First thing that stands out: most young people massively underestimate what starting early actually means. Like, you think $100 a month won't matter when you're 20-something, but compound interest is wild when you do the math. The time advantage you have is literally your biggest asset, yet people waste it waiting.
Then there's the whole spending thing. Ramit Sethi's philosophy isn't about being cheap - it's about conscious spending. Cut ruthlessly on stuff you don't care about, but spend guilt-free on what matters to you. The problem is most people try to cut expenses to death instead of focusing on increasing income. Your earning potential has no ceiling, but your expense cuts do.
Another trap: getting obsessed with debt payoff before investing. Sure, high-interest debt (9%+) needs aggressive attention, but Sethi argues you should start investing simultaneously. It's partly math, partly psychology - building the wealth-building habit matters as much as the numbers.
Side hustles get underestimated too. People talk about passive income like it'll magically happen, but you actually have to identify what you're good at, commit time to it, and execute. That extra money compounds your wealth-building potential significantly.
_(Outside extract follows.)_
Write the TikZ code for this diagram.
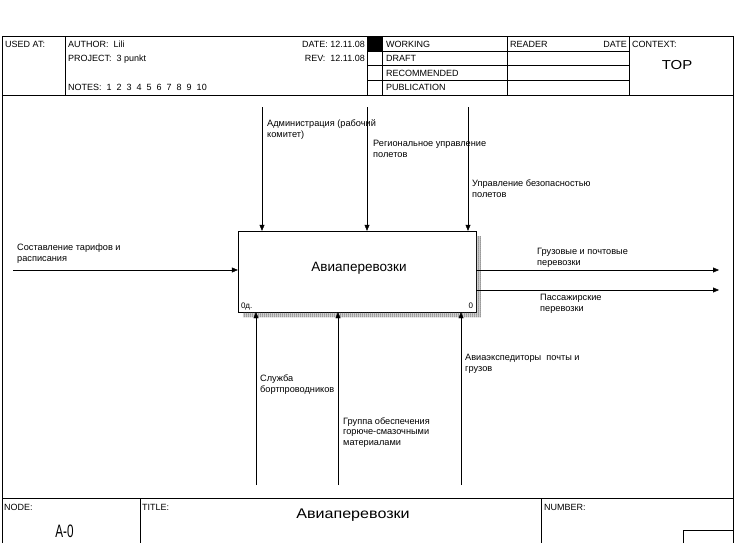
\documentclass[tikz,border=0pt]{standalone}
\usepackage{fontspec}
\setmainfont{Liberation Sans}
\newfontfamily\widefont{Liberation Sans}[FakeStretch=1.15]
\newfontfamily\narrowfont{Liberation Sans}[FakeStretch=0.65]
\usetikzlibrary{arrows.meta,patterns.meta}

\begin{document}
\begin{tikzpicture}[x=1pt,y=1pt,
    arr/.style={-{Triangle[length=6pt,width=5pt]}},
    lbl/.style={anchor=base west,align=left,font=\fontsize{9.2}{11}\selectfont},
    hdr/.style={anchor=base west,font=\fontsize{9}{10}\selectfont}]
    \tikzstyle{every node}+=[inner sep=0pt]
    \useasboundingbox (0,0) rectangle (746,-543);
    % frame
    \draw (2,-543) -- (2,-36.5) -- (733,-36.5) -- (733,-543);
    \draw (2,-95) -- (733,-95);
    \draw (2,-498) -- (733,-498);
    % header
    \draw (65,-36.5) -- (65,-95);
    \draw (367,-36.5) -- (367,-95);
    \draw (382,-36.5) -- (382,-95);
    \draw (507,-36.5) -- (507,-95);
    \draw (629,-36.5) -- (629,-95);
    \draw (367,-51) -- (629,-51);
    \draw (367,-65.5) -- (629,-65.5);
    \draw (367,-80) -- (629,-80);
    \fill [black] (367,-36.5) rectangle (382,-51);
    \node[hdr] (usedat) at (5,-47.5) {USED AT:};
    \node[hdr] (author) at (68,-47.5) {AUTHOR:\ \ Lili};
    \node[hdr] (project) at (68,-61) {PROJECT:\ \ 3 punkt};
    \node[hdr] (notes) at (68,-90) {NOTES:\ \ 1\ \ 2\ \ 3\ \ 4\ \ 5\ \ 6\ \ 7\ \ 8\ \ 9\ \ 10};
    \node[hdr,anchor=base east] (date) at (365,-47.5) {DATE: 12.11.08};
    \node[hdr,anchor=base east] (rev) at (365,-61) {REV:\ \ 12.11.08};
    \node[hdr] (working) at (386,-47.5) {WORKING};
    \node[hdr] (draft) at (386,-61.5) {DRAFT};
    \node[hdr] (recommended) at (386,-76) {RECOMMENDED};
    \node[hdr] (publication) at (386,-90.5) {PUBLICATION};
    \node[hdr] (reader) at (510,-47.5) {READER};
    \node[hdr,anchor=base east] (rdate) at (627,-47.5) {DATE};
    \node[hdr] (context) at (632,-47.5) {CONTEXT:};
    \node[anchor=base,font=\widefont\fontsize{13}{14}\selectfont] (top) at (677,-69) {TOP};
    % footer
    \draw (140,-498) -- (140,-543);
    \draw (541,-498) -- (541,-543);
    \draw (683,-543) -- (683,-530) -- (733,-530);
    \node[hdr] (node) at (4,-510.5) {NODE:};
    \node[hdr] (title) at (142,-510.5) {TITLE:};
    \node[hdr] (number) at (544,-510.5) {NUMBER:};
    \node[anchor=base,font=\narrowfont\fontsize{18}{18}\selectfont] (nodeid) at (64.5,-537) {A-0};
    \node[anchor=base,font=\widefont\fontsize{14}{15}\selectfont] (titletext) at (353,-518) {Авиаперевозки};
    % activity box
    \node[draw,fill=white,minimum width=238,minimum height=81] (box) at (357,-271.5) {};
    \node[anchor=base,font=\fontsize{13.5}{14}\selectfont] (boxtext) at (359,-271) {Авиаперевозки};
    \path[pattern={Dots[distance=2pt,radius=0.75pt]},pattern color=black!80] ([yshift=-5pt]box.north east) -- ++(5,0) |- ([xshift=5pt,yshift=-5pt]box.south west) -- ++(0,5) -| cycle;
    \node[hdr,font=\fontsize{8}{9}\selectfont] (ref) at ([xshift=3pt,yshift=3.5pt]box.south west) {0д.};
    \node[hdr,anchor=base east,font=\fontsize{8}{9}\selectfont] (num) at ([xshift=-3pt,yshift=3.5pt]box.south east) {0};
    % controls
    \coordinate (c1) at (262,-107);
    \coordinate (c2) at (367,-107);
    \coordinate (c3) at (468,-107);
    \draw[arr] (c1) -- (c1 |- box.north);
    \draw[arr] (c2) -- (c2 |- box.north);
    \draw[arr] (c3) -- (c3 |- box.north);
    \node[lbl] (l1) at (267,-137) {Администрация (рабочий\\комитет)};
    \node[lbl] (l2) at (373,-157.5) {Региональное управление\\полетов};
    \node[lbl] (l3) at (472,-197) {Управление безопасностью\\полетов};
    % input
    \coordinate (i1) at (13,-270);
    \draw[arr] (i1) -- (i1 -| box.west);
    \node[lbl] (l4) at (17,-261) {Составление тарифов и\\расписания};
    % outputs
    \coordinate (o1) at (719,-270);
    \coordinate (o2) at (719,-290);
    \draw[arr] (o1 -| box.east) -- (o1);
    \draw[arr] (o2 -| box.east) -- (o2);
    \node[lbl] (l5) at (537,-265) {Грузовые и почтовые\\перевозки};
    \node[lbl] (l6) at (540,-311) {Пассажирские\\перевозки};
    % mechanisms
    \coordinate (m1) at (256,-485);
    \coordinate (m2) at (338,-485);
    \coordinate (m3) at (461,-485);
    \draw[arr] (m1) -- (m1 |- box.south);
    \draw[arr] (m2) -- (m2 |- box.south);
    \draw[arr] (m3) -- (m3 |- box.south);
    \node[lbl] (l7) at (260,-392.5) {Служба\\бортпроводников};
    \node[lbl,font=\fontsize{9.2}{10.5}\selectfont] (l8) at (343,-445) {Группа обеспечения\\горюче-смазочными\\материалами};
    \node[lbl] (l9) at (465,-371.5) {Авиаэкспедиторы\ \ почты и\\грузов};
\end{tikzpicture}
\end{document}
The last one that gets people: jumping all-in on trendy investments, especially crypto. Ramit Sethi is blunt about this - if you're going all-in on crypto, you're basically gambling. He suggests keeping alternative assets to maybe 1-5% of your portfolio and sticking the bulk in bonds and index funds. Boring? Yes. But it actually works.
The whole framework is simple but requires discipline. Most young people have the time advantage and income potential to build serious wealth - they just need to avoid these common mental traps.